● **Objective**: Leaving out every picture, retype the lines below from the top through the one that contains "(pcap) at (92,285)".
####################
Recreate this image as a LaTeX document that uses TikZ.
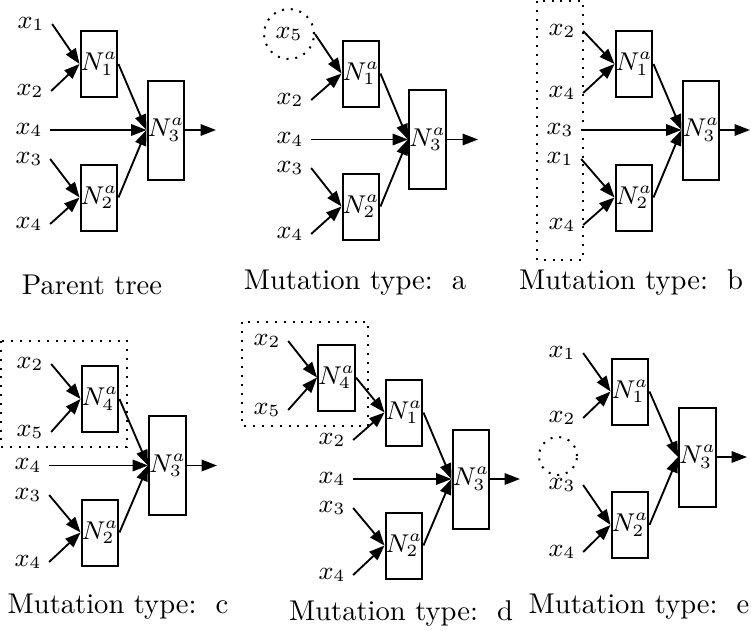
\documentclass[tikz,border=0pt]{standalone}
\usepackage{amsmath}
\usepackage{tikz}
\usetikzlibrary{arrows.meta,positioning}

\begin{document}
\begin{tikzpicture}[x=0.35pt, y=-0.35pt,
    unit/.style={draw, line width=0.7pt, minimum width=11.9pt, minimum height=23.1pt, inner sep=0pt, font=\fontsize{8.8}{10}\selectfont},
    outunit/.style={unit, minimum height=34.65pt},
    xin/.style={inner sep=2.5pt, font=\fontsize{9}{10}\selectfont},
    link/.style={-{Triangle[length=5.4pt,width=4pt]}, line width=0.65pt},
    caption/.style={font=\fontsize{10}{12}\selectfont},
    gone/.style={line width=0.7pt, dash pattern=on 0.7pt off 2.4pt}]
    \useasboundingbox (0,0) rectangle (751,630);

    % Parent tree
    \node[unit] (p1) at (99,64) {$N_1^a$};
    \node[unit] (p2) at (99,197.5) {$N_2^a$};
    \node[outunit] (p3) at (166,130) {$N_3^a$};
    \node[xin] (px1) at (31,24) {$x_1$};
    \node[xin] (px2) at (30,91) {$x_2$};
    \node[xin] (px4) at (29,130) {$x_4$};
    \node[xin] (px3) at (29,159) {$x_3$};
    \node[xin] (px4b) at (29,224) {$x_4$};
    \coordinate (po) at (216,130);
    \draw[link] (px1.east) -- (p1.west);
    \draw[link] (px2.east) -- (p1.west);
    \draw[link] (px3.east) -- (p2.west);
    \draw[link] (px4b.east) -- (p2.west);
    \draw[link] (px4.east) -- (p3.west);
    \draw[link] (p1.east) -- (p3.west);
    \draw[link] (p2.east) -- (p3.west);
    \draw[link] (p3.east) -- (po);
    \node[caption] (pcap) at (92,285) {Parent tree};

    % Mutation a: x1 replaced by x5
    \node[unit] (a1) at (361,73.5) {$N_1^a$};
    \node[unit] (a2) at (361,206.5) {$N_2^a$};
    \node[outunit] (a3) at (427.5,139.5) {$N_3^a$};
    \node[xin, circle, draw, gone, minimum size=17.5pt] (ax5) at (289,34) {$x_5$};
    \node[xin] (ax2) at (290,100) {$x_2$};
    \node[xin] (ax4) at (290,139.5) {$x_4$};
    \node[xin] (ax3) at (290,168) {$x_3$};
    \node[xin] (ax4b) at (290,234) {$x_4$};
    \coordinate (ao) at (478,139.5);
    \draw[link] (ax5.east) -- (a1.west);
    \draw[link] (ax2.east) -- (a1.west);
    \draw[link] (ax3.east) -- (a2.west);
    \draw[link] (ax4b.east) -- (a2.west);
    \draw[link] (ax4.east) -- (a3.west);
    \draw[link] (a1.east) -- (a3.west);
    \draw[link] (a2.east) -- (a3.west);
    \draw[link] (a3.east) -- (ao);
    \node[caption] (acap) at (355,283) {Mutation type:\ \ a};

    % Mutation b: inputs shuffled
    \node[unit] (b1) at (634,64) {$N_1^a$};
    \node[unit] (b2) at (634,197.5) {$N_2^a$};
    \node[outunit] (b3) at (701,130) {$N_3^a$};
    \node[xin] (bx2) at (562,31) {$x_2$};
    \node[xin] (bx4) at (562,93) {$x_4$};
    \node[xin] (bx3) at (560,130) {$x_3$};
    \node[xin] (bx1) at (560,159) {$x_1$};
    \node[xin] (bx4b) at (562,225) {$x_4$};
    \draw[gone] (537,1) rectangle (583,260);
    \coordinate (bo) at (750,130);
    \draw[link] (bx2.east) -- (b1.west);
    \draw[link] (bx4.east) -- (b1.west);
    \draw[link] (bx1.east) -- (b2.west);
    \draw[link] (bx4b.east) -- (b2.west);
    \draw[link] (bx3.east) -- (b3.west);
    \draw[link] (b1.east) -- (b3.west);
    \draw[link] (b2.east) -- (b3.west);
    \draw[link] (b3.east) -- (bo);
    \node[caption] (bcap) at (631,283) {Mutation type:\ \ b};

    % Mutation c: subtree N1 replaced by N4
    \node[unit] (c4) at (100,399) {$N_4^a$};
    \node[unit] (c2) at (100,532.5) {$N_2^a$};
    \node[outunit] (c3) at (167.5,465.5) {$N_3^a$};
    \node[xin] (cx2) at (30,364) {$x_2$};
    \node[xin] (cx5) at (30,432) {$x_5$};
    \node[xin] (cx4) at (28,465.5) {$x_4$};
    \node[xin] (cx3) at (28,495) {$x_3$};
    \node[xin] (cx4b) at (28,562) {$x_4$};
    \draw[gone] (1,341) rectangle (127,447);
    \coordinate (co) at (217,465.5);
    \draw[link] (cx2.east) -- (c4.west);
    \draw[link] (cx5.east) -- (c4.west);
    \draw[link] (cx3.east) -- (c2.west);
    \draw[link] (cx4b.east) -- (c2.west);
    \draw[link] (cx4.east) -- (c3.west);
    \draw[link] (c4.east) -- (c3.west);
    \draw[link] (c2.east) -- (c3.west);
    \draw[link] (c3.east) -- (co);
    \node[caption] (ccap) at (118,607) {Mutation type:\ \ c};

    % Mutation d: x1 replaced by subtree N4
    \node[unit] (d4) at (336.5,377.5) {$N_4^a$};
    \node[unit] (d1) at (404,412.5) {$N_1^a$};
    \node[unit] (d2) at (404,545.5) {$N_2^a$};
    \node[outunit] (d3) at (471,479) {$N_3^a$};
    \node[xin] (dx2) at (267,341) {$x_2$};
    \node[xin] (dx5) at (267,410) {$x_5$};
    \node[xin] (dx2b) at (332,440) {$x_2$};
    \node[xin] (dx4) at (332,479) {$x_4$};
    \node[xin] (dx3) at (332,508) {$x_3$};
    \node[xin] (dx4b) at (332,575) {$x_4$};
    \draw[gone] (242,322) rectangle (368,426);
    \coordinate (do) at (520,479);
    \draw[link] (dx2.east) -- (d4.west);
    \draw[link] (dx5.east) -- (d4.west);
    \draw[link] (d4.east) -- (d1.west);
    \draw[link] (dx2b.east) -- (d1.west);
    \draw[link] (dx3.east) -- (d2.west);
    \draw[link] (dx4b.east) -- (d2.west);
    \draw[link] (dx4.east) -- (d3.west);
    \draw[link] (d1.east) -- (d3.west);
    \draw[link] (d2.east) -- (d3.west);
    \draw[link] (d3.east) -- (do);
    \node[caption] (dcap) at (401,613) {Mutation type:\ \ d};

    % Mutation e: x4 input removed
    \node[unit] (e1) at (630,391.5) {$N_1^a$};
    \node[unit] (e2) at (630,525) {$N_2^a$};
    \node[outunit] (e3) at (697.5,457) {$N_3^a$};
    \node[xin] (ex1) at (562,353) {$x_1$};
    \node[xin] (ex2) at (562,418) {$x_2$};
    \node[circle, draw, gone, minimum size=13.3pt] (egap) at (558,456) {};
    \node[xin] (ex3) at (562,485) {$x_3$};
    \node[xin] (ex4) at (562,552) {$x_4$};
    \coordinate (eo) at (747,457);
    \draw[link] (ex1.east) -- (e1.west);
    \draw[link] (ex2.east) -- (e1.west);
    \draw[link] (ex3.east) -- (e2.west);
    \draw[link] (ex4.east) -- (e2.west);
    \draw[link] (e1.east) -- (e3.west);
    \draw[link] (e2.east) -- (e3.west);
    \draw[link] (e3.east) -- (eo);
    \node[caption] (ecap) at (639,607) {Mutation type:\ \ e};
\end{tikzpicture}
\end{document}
####################
● **The reply**:
Recreate this image as a LaTeX document that uses TikZ.
\documentclass[tikz,border=0pt]{standalone}
\usepackage{amsmath}
\usepackage{tikz}
\usetikzlibrary{arrows.meta,positioning}

\begin{document}
\begin{tikzpicture}[x=0.35pt, y=-0.35pt,
    unit/.style={draw, line width=0.7pt, minimum width=11.9pt, minimum height=23.1pt, inner sep=0pt, font=\fontsize{8.8}{10}\selectfont},
    outunit/.style={unit, minimum height=34.65pt},
    xin/.style={inner sep=2.5pt, font=\fontsize{9}{10}\selectfont},
    link/.style={-{Triangle[length=5.4pt,width=4pt]}, line width=0.65pt},
    caption/.style={font=\fontsize{10}{12}\selectfont},
    gone/.style={line width=0.7pt, dash pattern=on 0.7pt off 2.4pt}]
    \useasboundingbox (0,0) rectangle (751,630);

    % Parent tree
    \node[unit] (p1) at (99,64) {$N_1^a$};
    \node[unit] (p2) at (99,197.5) {$N_2^a$};
    \node[outunit] (p3) at (166,130) {$N_3^a$};
    \node[xin] (px1) at (31,24) {$x_1$};
    \node[xin] (px2) at (30,91) {$x_2$};
    \node[xin] (px4) at (29,130) {$x_4$};
    \node[xin] (px3) at (29,159) {$x_3$};
    \node[xin] (px4b) at (29,224) {$x_4$};
    \coordinate (po) at (216,130);
    \draw[link] (px1.east) -- (p1.west);
    \draw[link] (px2.east) -- (p1.west);
    \draw[link] (px3.east) -- (p2.west);
    \draw[link] (px4b.east) -- (p2.west);
    \draw[link] (px4.east) -- (p3.west);
    \draw[link] (p1.east) -- (p3.west);
    \draw[link] (p2.east) -- (p3.west);
    \draw[link] (p3.east) -- (po);
    \node[caption] (pcap) at (92,285) {Parent tree};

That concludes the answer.